Still, it’s an interesting space, I think.
Still, it’s an interesting space, I think.
Email was never a binary protocol. Notoriously so, it's why MIME types and MIME encodings get so complicated.
Most of the "old internet" protocols (email, FTP, even HTTP itself) were bootstrapped on top of built-mostly-for-plaintext Telnet. HTTP as the new telnet has a bunch of improvements when it comes to binary data, request/response-based data flows, and some other considerations. HTTP/3 is even inherently a binary protocol, it's lack of "telnet-compatibility" one of the concerns about switching the majority of the web to it.

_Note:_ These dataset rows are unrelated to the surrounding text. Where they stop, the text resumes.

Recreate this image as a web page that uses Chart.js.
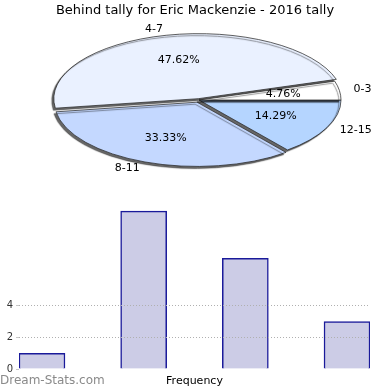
<!DOCTYPE html>
<html><head><meta charset="utf-8">
<script src="https://cdn.jsdelivr.net/npm/chart.js@4"></script>
<style>
html,body{margin:0;padding:0;background:#fff;width:390px;height:390px;overflow:hidden}
#p{position:absolute;left:0;top:0}
#b{position:absolute;left:0;top:190px}
</style></head><body>
<canvas id="p" width="390" height="190"></canvas>
<canvas id="b" width="390" height="200"></canvas>
<script>
const chartTitle = 'Behind tally for Eric Mackenzie - 2016 tally';
const categories = ['0-3', '4-7', '8-11', '12-15'];
const counts = [1, 10, 7, 3];
const percentLabels = ['4.76%', '47.62%', '33.33%', '14.29%'];
const sliceColors = ['#ffffff', '#eaf1ff', '#c4d8ff', '#b5d5ff'];
const sliceOffsets = [0, 12, 21, 0];
const yTickValues = [0, 2, 4];
const xTitle = 'Frequency';
const watermark = 'Dream-Stats.com';

const FONT = "'DejaVu Sans', sans-serif";
const CX = 199, CY = 100, RX = 142, K = 0.45;

// slices go counter-clockwise from east in the reference; Chart.js draws clockwise
const order = categories.map((_, i) => categories.length - 1 - i);

const ellipsePlugin = {
  id: 'ellipse',
  beforeDatasetsDraw(chart) {
    const a = chart.getDatasetMeta(0).data[0];
    const ctx = chart.ctx;
    ctx.save();
    ctx.translate(CX, CY);
    ctx.scale(1, K);
    ctx.translate(-a.x, -a.y);
    ctx.shadowColor = 'rgba(0,0,0,0.6)';
    ctx.shadowOffsetX = -2;
    ctx.shadowOffsetY = 2;
    ctx.shadowBlur = 1;
  },
  afterDatasetsDraw(chart) {
    const ctx = chart.ctx;
    ctx.restore();
    const meta = chart.getDatasetMeta(0);
    const RY = RX * K;
    ctx.save();
    ctx.fillStyle = '#000';
    ctx.textBaseline = 'middle';
    ctx.font = '11px ' + FONT;
    meta.data.forEach((arc, j) => {
      const i = order[j];
      const mid = (arc.startAngle + arc.endAngle) / 2;
      const c = Math.cos(mid), s = Math.sin(mid);
      const span = arc.endAngle - arc.startAngle;
      const d = (sliceOffsets[i] / 4) * (2 - Math.sin(Math.min(Math.PI, span)));
      const ox = c * d, oy = s * d * K;
      ctx.textAlign = 'center';
      ctx.fillText(percentLabels[i], CX + ox + RX * 0.6 * c, CY + oy + RY * 0.6 * s);
      ctx.textAlign = c >= 0 ? 'left' : 'right';
      ctx.fillText(categories[i], CX + ox + RX * 1.1 * c, CY + oy + RY * 1.1 * s);
    });
    ctx.restore();
  }
};

new Chart(document.getElementById('p'), {
  type: 'pie',
  data: {
    labels: order.map(i => categories[i]),
    datasets: [{
      data: order.map(i => counts[i]),
      backgroundColor: order.map(i => sliceColors[i]),
      offset: order.map(i => sliceOffsets[i]),
      borderColor: '#222',
      borderWidth: 1,
      radius: RX,
      clip: false
    }]
  },
  options: {
    responsive: false,
    animation: false,
    devicePixelRatio: 1,
    rotation: 90,
    events: [],
    plugins: {
      legend: { display: false },
      tooltip: { enabled: false },
      title: {
        display: true, text: chartTitle, color: '#000',
        font: { family: FONT, size: 13, weight: 'normal' },
        padding: { top: 3, bottom: 4 }
      }
    }
  },
  plugins: [ellipsePlugin]
});

const watermarkPlugin = {
  id: 'watermark',
  afterDraw(chart) {
    const ctx = chart.ctx;
    ctx.save();
    ctx.font = '12px ' + FONT;
    ctx.fillStyle = '#8a8a8a';
    ctx.textAlign = 'left';
    ctx.textBaseline = 'middle';
    ctx.fillText(watermark, 0, 191);
    ctx.restore();
  }
};

new Chart(document.getElementById('b'), {
  type: 'bar',
  data: {
    datasets: [{
      data: counts.map((v, i) => ({ x: i, y: v })),
      backgroundColor: '#ccccE6',
      borderColor: '#1a1a9a',
      borderWidth: 1.5,
      borderSkipped: 'bottom',
      barThickness: 46
    }]
  },
  options: {
    responsive: false,
    animation: false,
    devicePixelRatio: 1,
    events: [],
    layout: { padding: { top: 10, right: 20, left: 0, bottom: 0 } },
    plugins: { legend: { display: false }, tooltip: { enabled: false } },
    scales: {
      x: {
        type: 'linear', min: -0.226, max: 3.226, offset: false,
        afterFit: ax => { ax.height = 21; },
        ticks: { display: false },
        grid: { display: false, offset: false },
        border: { display: false },
        title: {
          display: true, text: xTitle, color: '#000',
          font: { family: FONT, size: 11 },
          padding: { top: 2, bottom: 2 }
        }
      },
      y: {
        min: 0, max: 10.7,
        afterBuildTicks: ax => { ax.ticks = yTickValues.map(v => ({ value: v })); },
        afterFit: ax => { ax.width = 19; },
        border: { display: false, dash: [1, 2] },
        grid: {
          z: 1,
          color: c => (c.tick && c.tick.value > 0) ? '#b0b0b0' : 'rgba(0,0,0,0)',
          lineWidth: 1,
          tickLength: 3,
          tickColor: '#c8c8c8'
        },
        ticks: { font: { family: FONT, size: 10 }, color: '#333', padding: 3 }
      }
    }
  },
  plugins: [watermarkPlugin]
});
</script>
</body></html>
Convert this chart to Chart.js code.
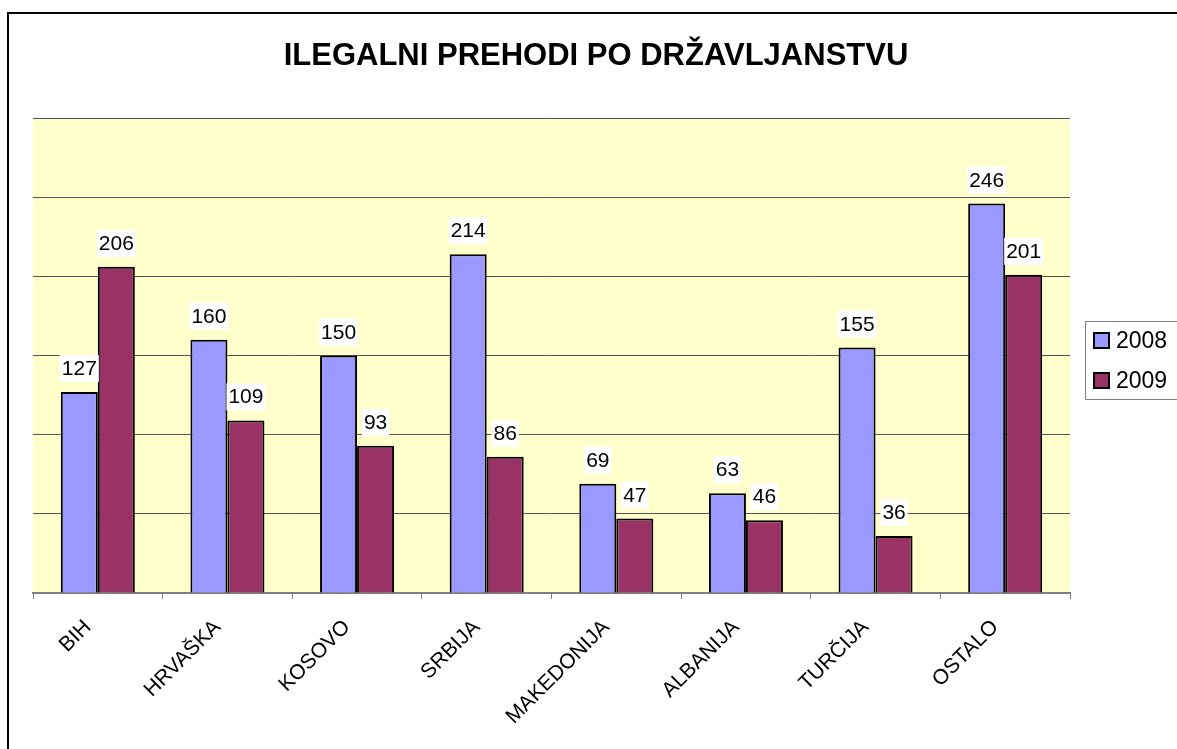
<!DOCTYPE html>
<html>
<head>
<meta charset="utf-8">
<script src="https://cdn.jsdelivr.net/npm/chart.js@4/dist/chart.umd.min.js"></script>
<style>
  body { margin: 0; background: #fff; }
  #wrap { width: 1177px; height: 749px; }
</style>
</head>
<body>
<div id="wrap"><canvas id="prehodiChart" width="1177" height="749"></canvas></div>
<script>
// chart values
const countries = ["BIH", "HRVAŠKA", "KOSOVO", "SRBIJA", "MAKEDONIJA", "ALBANIJA", "TURČIJA", "OSTALO"];
const values2008 = [127, 160, 150, 214, 69, 63, 155, 246];
const values2009 = [206, 109, 93, 86, 47, 46, 36, 201];
const seriesNames = ["2008", "2009"];
const seriesColors = ["#9999FF", "#993366"];
const chartTitle = 'ILEGALNI PREHODI PO DRŽAVLJANSTVU';

const FONT = 'Arial, "Liberation Sans", sans-serif';

// yellow plot background, outer frame and title
const backgroundPlugin = {
    id: 'plotBackground',
    beforeDraw(chart) {
        const { ctx, chartArea } = chart;
        ctx.save();
        ctx.fillStyle = '#FFFFCC';
        ctx.fillRect(chartArea.left, chartArea.top, chartArea.right - chartArea.left, chartArea.bottom - chartArea.top);
        ctx.restore();
    },
    afterDraw(chart) {
        const ctx = chart.ctx;
        ctx.save();
        ctx.strokeStyle = '#000';
        ctx.lineWidth = 2;
        ctx.beginPath();
        ctx.moveTo(8, chart.height + 5);
        ctx.lineTo(8, 13);
        ctx.lineTo(chart.width + 5, 13);
        ctx.stroke();

        ctx.fillStyle = '#000';
        ctx.font = 'bold 31px ' + FONT;
        ctx.textAlign = 'center';
        ctx.textBaseline = 'middle';
        ctx.fillText(chartTitle, 596, 56);
        ctx.restore();
    }
};

// value labels with white box above each bar
const valueLabels = {
    id: 'valueLabels',
    afterDatasetsDraw(chart) {
        const ctx = chart.ctx;
        ctx.save();
        ctx.font = '21px ' + FONT;
        ctx.textAlign = 'center';
        ctx.textBaseline = 'alphabetic';
        chart.data.datasets.forEach((ds, i) => {
            const meta = chart.getDatasetMeta(i);
            meta.data.forEach((bar, j) => {
                const txt = String(ds.data[j]);
                const w = ctx.measureText(txt).width;
                const base = bar.y - 17;
                ctx.fillStyle = '#fff';
                ctx.fillRect(bar.x - w / 2 - 2, base - 20, w + 4, 27);
                ctx.fillStyle = '#000';
                ctx.fillText(txt, bar.x, base);
            });
        });
        ctx.restore();
    }
};

// legend box on the right
const sideLegend = {
    id: 'sideLegend',
    afterDraw(chart) {
        const ctx = chart.ctx;
        ctx.save();
        ctx.strokeStyle = '#808080';
        ctx.lineWidth = 1;
        ctx.strokeRect(1085.5, 321.5, 100, 78);
        ctx.font = '23px ' + FONT;
        ctx.textBaseline = 'middle';
        chart.data.datasets.forEach((ds, i) => {
            const y = 333 + i * 40;
            ctx.fillStyle = ds.backgroundColor;
            ctx.fillRect(1094, y, 15, 15);
            ctx.strokeStyle = '#000';
            ctx.lineWidth = 2;
            ctx.strokeRect(1094, y, 15, 15);
            ctx.fillStyle = '#000';
            ctx.fillText(ds.label, 1116, y + 9);
        });
        ctx.restore();
    }
};

const ctx = document.getElementById("prehodiChart").getContext("2d");
new Chart(ctx, {
    type: 'bar',
    data: {
        labels: countries,
        datasets: [
            { label: seriesNames[0], data: values2008, backgroundColor: seriesColors[0], borderColor: '#000', borderWidth: 2 },
            { label: seriesNames[1], data: values2009, backgroundColor: seriesColors[1], borderColor: '#000', borderWidth: 2 }
        ]
    },
    options: {
        responsive: false,
        animation: false,
        layout: { padding: { left: 33, right: 107, top: 118, bottom: 0 } },
        datasets: { bar: { categoryPercentage: 0.571, barPercentage: 1 } },
        plugins: {
            legend: { display: false },
            tooltip: { enabled: false },
            title: { display: false }
        },
        scales: {
            x: {
                grid: { display: true, drawOnChartArea: false, drawTicks: true, tickLength: 6, color: '#808080', offset: true },
                border: { display: true, color: '#808080', width: 2 },
                ticks: { color: '#000', font: { family: FONT, size: 21 }, maxRotation: 45, minRotation: 45, padding: 16, labelOffset: -10 },
                afterFit(axis) { axis.height = 156; }
            },
            y: {
                min: 0,
                max: 300,
                ticks: { display: false, stepSize: 50 },
                grid: { color: '#555', drawTicks: false },
                border: { display: false },
                afterFit(axis) { axis.width = 0; }
            }
        }
    },
    plugins: [backgroundPlugin, valueLabels, sideLegend]
});
</script>
</body>
</html>
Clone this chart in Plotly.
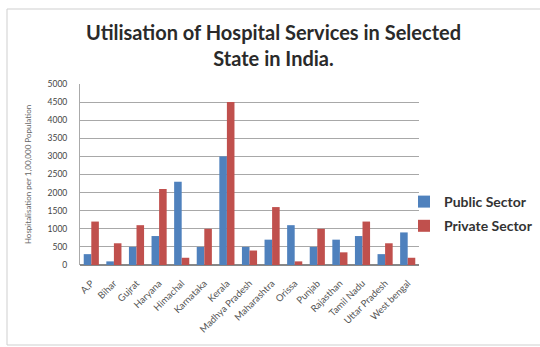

vCard/vCal/iCard/iCal were also deeply "plaintext formats". JSON is an improvement because it is more structured, even more efficient, than those predecessors. JSON may not look efficient, but it compresses extremely well and can be quite efficient in gzip and Brotli streams.
I feel like "JSON over HTTP" is a subtle improvement over "custom text formats over telnet", even if it doesn't sound like "binary protocol efficiency" at first glance. Especially as HTTP/3 pushes HTTP more efficient and more "binary", and arguably "more fundamental/basic" with HTTP/3 even taking over more roles in the TCP/UDP layer of the internet stack. (Telnet would never try to replace TCP.) HTTP isn't the worst bootstrap layer the internet could use to build new protocols and apps on top of. Sure, it would be neat to see more variety and experiments outside of the HTTP stack, too, but HTTP is too useful at this point not to build a bunch of things on top of it instead of as their own from-scratch protocol.
If anything, HTTP/3 running on top of QUIC forced shitty middlebox vendors to de-ossify by permitting any QUIC-based protocol, as they cannot practically distinguish a new HTTP/3 connection from a QUIC connection.